▶ _Given data_
◆ ◆ ◆

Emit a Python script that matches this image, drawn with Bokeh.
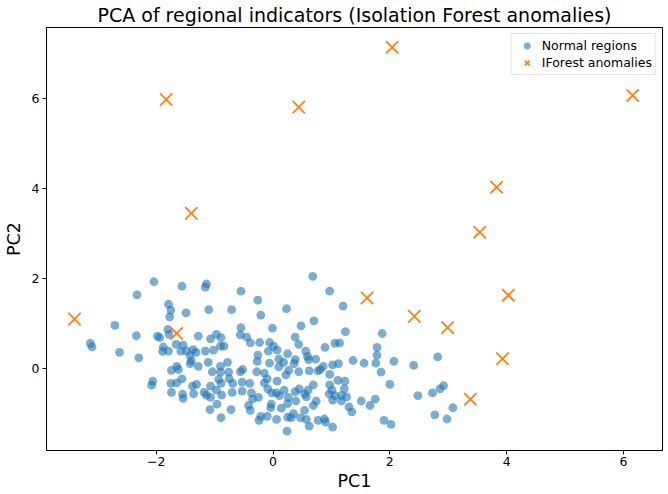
from bokeh.plotting import figure
from bokeh.models import FixedTicker, Range1d, Legend, LegendItem
from bokeh.embed import file_html
from bokeh.resources import INLINE

# ---- data ----
x_ticks = [-2, 0, 2, 4, 6]
y_ticks = [0, 2, 4, 6]

left_pc1 = [-3.13, -3.10, -2.71, -2.63, -2.34, -2.33, -2.30,
            -2.04, -1.56, -1.79, -1.75, -1.49, -1.77, -1.80, -1.14, -1.16, -1.10]
left_pc2 = [0.56, 0.48, 0.96, 0.36, 0.73, 1.64, 0.24,
            1.93, 1.83, 1.43, 1.30, 1.24, 1.15, 0.87, 1.88, 1.81, 1.31]

midleft_pc1 = [-1.98, -1.94, -1.78, -1.28, -0.97, -1.07, -0.89, -1.88, -1.89, -1.79,
               -1.66, -1.54, -1.58, -1.48, -1.37, -1.32, -1.42, -1.16, -1.02, -0.90,
               -1.40, -1.42, -1.28, -1.11, -1.74, -1.65, -1.62, -1.04, -0.90, -2.06,
               -2.08, -1.75, -1.65, -1.56, -1.74, -1.55, -1.54, -1.38, -1.31, -1.36,
               -1.18, -1.14, -1.07, -1.07, -0.93, -0.90, -0.97, -0.96, -1.08, -0.89, -0.88]
midleft_pc2 = [0.72, 0.69, 0.76, 0.72, 0.76, 0.66, 0.69, 0.48, 0.38, 0.39,
               0.54, 0.52, 0.39, 0.39, 0.42, 0.36, 0.29, 0.39, 0.41, 0.50,
               0.17, 0.11, 0.05, 0.14, -0.04, 0.05, -0.02, -0.07, 0.05, -0.28,
               -0.37, -0.33, -0.32, -0.23, -0.53, -0.57, -0.66, -0.39, -0.35, -0.56,
               -0.53, -0.59, -0.64, -0.39, -0.24, -0.08, -0.48, -0.79, -0.91, -1.09, -0.59]

center_pc1 = [-0.55, -0.26, -0.71, 0.23, -0.21, -0.55, -0.01,
              -0.56, -0.45, -0.39, -0.23, -0.06, -0.84, -0.26, -0.27, -0.08, -0.06,
              0.01, 0.07, 0.10, 0.10, 0.18, 0.25, -0.78, -0.76, -0.75, -0.52,
              -0.56, -0.28, -0.15, -0.15, -0.10, 0.07, 0.22, 0.27, -0.69, -0.89,
              -0.70, -0.53, -0.40, -0.53, -0.37, -0.35, -0.25, -0.09, -0.02, 0.06,
              0.19, 0.26, -0.72, -0.42, -0.39, -0.21, -0.10, -0.04, -0.03, 0.06,
              0.14, 0.25, 0.31, -0.24, 0.25, 0.11, 0.24]
center_pc2 = [1.72, 1.52, 1.31, 1.33, 1.19, 0.91, 0.90,
              0.75, 0.70, 0.57, 0.58, 0.58, 0.50, 0.30, 0.16, 0.39, 0.12,
              0.50, 0.41, 0.21, 0.04, 0.14, 0.33, 0.14, -0.08, -0.23, -0.02,
              -0.07, -0.07, -0.10, -0.32, -0.23, -0.28, -0.14, -0.04, -0.33, -0.33,
              -0.53, -0.30, -0.33, -0.50, -0.54, -0.68, -0.64, -0.45, -0.54, -0.54,
              -0.48, -0.64, -0.91, -0.82, -0.93, -1.06, -1.06, -0.87, -0.79, -1.13,
              -0.88, -1.08, -1.09, -1.15, -0.78, -0.60, -1.39]

midright_pc1 = [0.68, 0.97, 1.20, 0.70, 0.48,
                1.24, 0.38, 0.44, 0.56, 0.89, 1.06, 1.14, 1.37, 1.56, 1.12,
                1.02, 0.59, 0.61, 0.73, 0.86, 0.81, 0.77, 0.38, 0.36, 0.44,
                0.62, 0.97, 1.11, 1.23, 0.97, 1.01, 0.96, 1.06, 1.17, 1.22,
                1.26, 1.17, 1.02, 1.30, 1.35, 1.51, 0.69, 0.60, 0.54, 0.57,
                0.45, 0.38, 0.39, 0.74, 0.69, 0.54, 0.47, 0.57, 0.77, 0.88,
                0.90, 1.02, 0.35, 0.62]
midright_pc2 = [2.05, 1.72, 1.39, 1.06, 0.95,
                0.82, 0.70, 0.54, 0.39, 0.47, 0.56, 0.57, 0.18, 0.12, 0.11,
                0.08, 0.27, 0.20, 0.21, 0.05, -0.02, -0.05, 0.20, 0.11, -0.07,
                -0.05, -0.13, -0.26, -0.28, -0.36, -0.48, -0.56, -0.60, -0.60, -0.45,
                -0.63, -0.72, -0.70, -0.85, -0.96, -0.72, -0.36, -0.48, -0.56, -0.63,
                -0.45, -0.51, -0.72, -0.72, -0.82, -0.93, -1.09, -1.13, -1.15, -1.12,
                -1.19, -1.30, -1.00, -1.28]

right_pc1 = [1.87, 1.78, 1.78, 1.76, 2.07, 2.41, 2.82, 1.85, 2.00, 2.48,
             2.73, 2.86, 2.92, 1.75, 1.66, 1.90, 2.02, 2.77, 2.98, 3.08]
right_pc2 = [0.78, 0.47, 0.30, 0.12, 0.16, 0.07, 0.26, -0.08, -0.35, -0.60,
             -0.54, -0.45, -0.38, -0.68, -0.82, -1.15, -1.24, -1.03, -1.12, -0.87]

anom_pc1 = [-3.40, -1.83, -1.40, -1.65, 0.44, 2.04, 1.61, 2.42, 2.99, 3.54, 3.83, 4.03, 3.93, 3.38, 6.16]
anom_pc2 = [1.10, 5.98, 3.45, 0.78, 5.81, 7.14, 1.57, 1.16, 0.91, 3.03, 4.03, 1.63, 0.22, -0.68, 6.07]

normal_pc1 = left_pc1 + midleft_pc1 + center_pc1 + midright_pc1 + right_pc1
normal_pc2 = left_pc2 + midleft_pc2 + center_pc2 + midright_pc2 + right_pc2

FONT = "DejaVu Sans"

p = figure(width=668, height=494, output_backend="svg", toolbar_location=None,
           x_range=Range1d(-3.88, 6.67), y_range=Range1d(-1.82, 7.58),
           min_border_left=42, min_border_right=6, min_border_top=27, min_border_bottom=44)

p.title.text = "PCA of regional indicators (Isolation Forest anomalies)"
p.title.align = "center"
p.title.text_font = FONT
p.title.text_font_size = "19px"
p.title.text_font_style = "normal"
p.title.text_color = "#000000"
p.title.standoff = 3

p.xgrid.visible = False
p.ygrid.visible = False
p.outline_line_color = "#000000"
p.outline_line_width = 1
p.outline_line_alpha = 1

for ax in (p.xaxis[0], p.yaxis[0]):
    ax.minor_tick_line_color = None
    ax.major_tick_in = 0
    ax.major_tick_out = 4
    ax.major_tick_line_color = "#000000"
    ax.axis_line_color = "#000000"
    ax.major_label_text_font = FONT
    ax.major_label_text_font_size = "12.5px"
    ax.major_label_text_color = "#000000"
    ax.axis_label_text_font = FONT
    ax.axis_label_text_font_size = "17.5px"
    ax.axis_label_text_font_style = "normal"
    ax.axis_label_text_color = "#000000"

p.xaxis.ticker = FixedTicker(ticks=x_ticks)
p.yaxis.ticker = FixedTicker(ticks=y_ticks)
p.xaxis.major_label_overrides = {t: (str(t).replace("-", "\u2212")) for t in x_ticks}
p.yaxis.major_label_overrides = {t: (str(t).replace("-", "\u2212")) for t in y_ticks}
p.xaxis.axis_label = "PC1"
p.yaxis.axis_label = "PC2"
p.xaxis.major_label_standoff = 2
p.yaxis.major_label_standoff = 3
p.xaxis.axis_label_standoff = 2
p.yaxis.axis_label_standoff = 5

r1 = p.scatter(normal_pc1, normal_pc2, marker="circle", size=8.8,
               fill_color="#1f77b4", fill_alpha=0.6, line_color=None)
r2 = p.scatter(anom_pc1, anom_pc2, marker="x", size=17.5,
               line_color="#ff7f0e", line_width=1.8)

legend = Legend(items=[LegendItem(label="Normal regions", renderers=[r1]),
                       LegendItem(label="IForest anomalies", renderers=[r2])],
                location="top_right")
legend.label_text_font = FONT
legend.label_text_font_size = "12.5px"
legend.label_text_color = "#000000"
legend.border_line_color = "#cccccc"
legend.border_line_width = 1
legend.background_fill_alpha = 0.8
legend.margin = 6
legend.padding = 3
legend.spacing = 0
legend.label_height = 14
legend.glyph_height = 17
legend.glyph_width = 24
legend.label_standoff = 3
p.add_layout(legend)

open("out.html", "w").write(file_html(p, INLINE))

◆ ◆ ◆

▶ _Work to complete_
Look at the listing and set down only the lines from its start through the line with "1.93, 1.83, 1.43, 1.30, 1.24, 1.15, 0.87, 1.88, 1.81, 1.31]", word for word and without pictures.

▶ _Result for this exercise_
Emit a Python script that matches this image, drawn with Bokeh.
from bokeh.plotting import figure
from bokeh.models import FixedTicker, Range1d, Legend, LegendItem
from bokeh.embed import file_html
from bokeh.resources import INLINE

# ---- data ----
x_ticks = [-2, 0, 2, 4, 6]
y_ticks = [0, 2, 4, 6]

left_pc1 = [-3.13, -3.10, -2.71, -2.63, -2.34, -2.33, -2.30,
            -2.04, -1.56, -1.79, -1.75, -1.49, -1.77, -1.80, -1.14, -1.16, -1.10]
left_pc2 = [0.56, 0.48, 0.96, 0.36, 0.73, 1.64, 0.24,
            1.93, 1.83, 1.43, 1.30, 1.24, 1.15, 0.87, 1.88, 1.81, 1.31]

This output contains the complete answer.